Hydrothermal synthesis of hierarchical SnO2 nanomaterials for high-efficiency detection of pesticide residue

Abstract

Acephate pesticide contamination in agricultural production has caused serious human health problems. Metal oxide semiconductor (MOS) gas sensor can be used as a portable and promising alternative tool for efficiently detection of acephate. In this study, hierarchical assembled SnO2 nanosphere, SnO2 hollow nanosphere and SnO2 nanoflower were synthesized respectively as high efficiency sensing materials to build rapid and selective acephate pesticide residues sensors. The morphologies of different SnO2 3D nanostructures were characterized by various material characterization technology.

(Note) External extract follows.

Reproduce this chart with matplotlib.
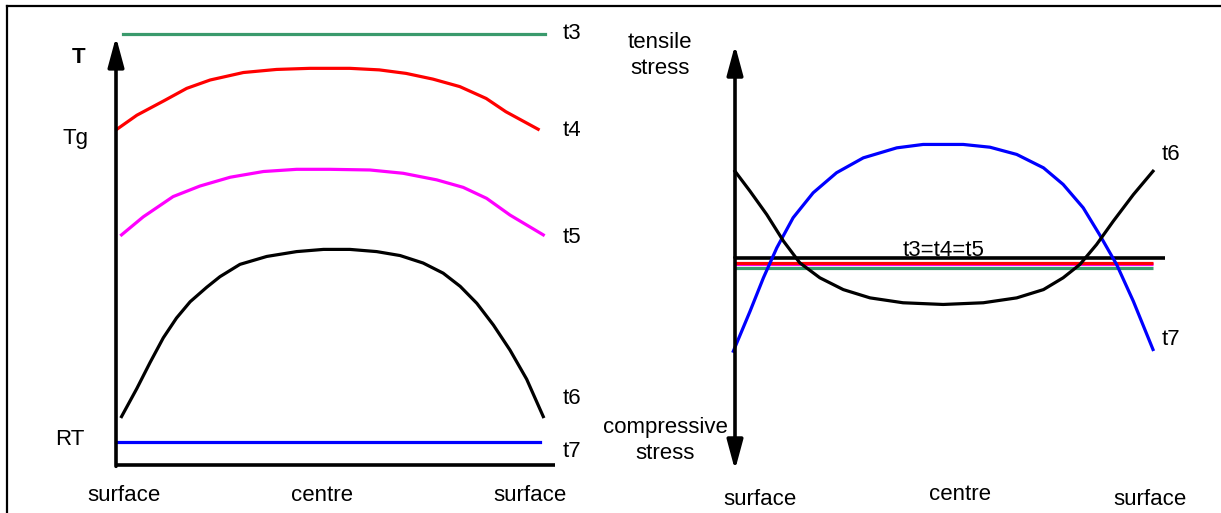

The sensitive performance test results of the 3D SnO2 nanomaterials towards acephate show that hollow nanosphere SnO2 based sensor displayed preferable sensitivity, selectivity, and rapid response (9 s) properties toward acephate at the optimal working temperature (300 °C). This SnO2 hollow nanosphere based gas sensor represents a useful tool for simple and highly effective monitoring of acephate pesticide residues in food and environment. According to the characterization results, particularly Brunauer-Emmett-Teller (BET) and Ultraviolet-Visible Spectroscopy (UV–vis), the obvious and fast response can be attributed to the mesoporous hollow nanosphere structure and appropriate band gap of SnO2 hollow nanosphere.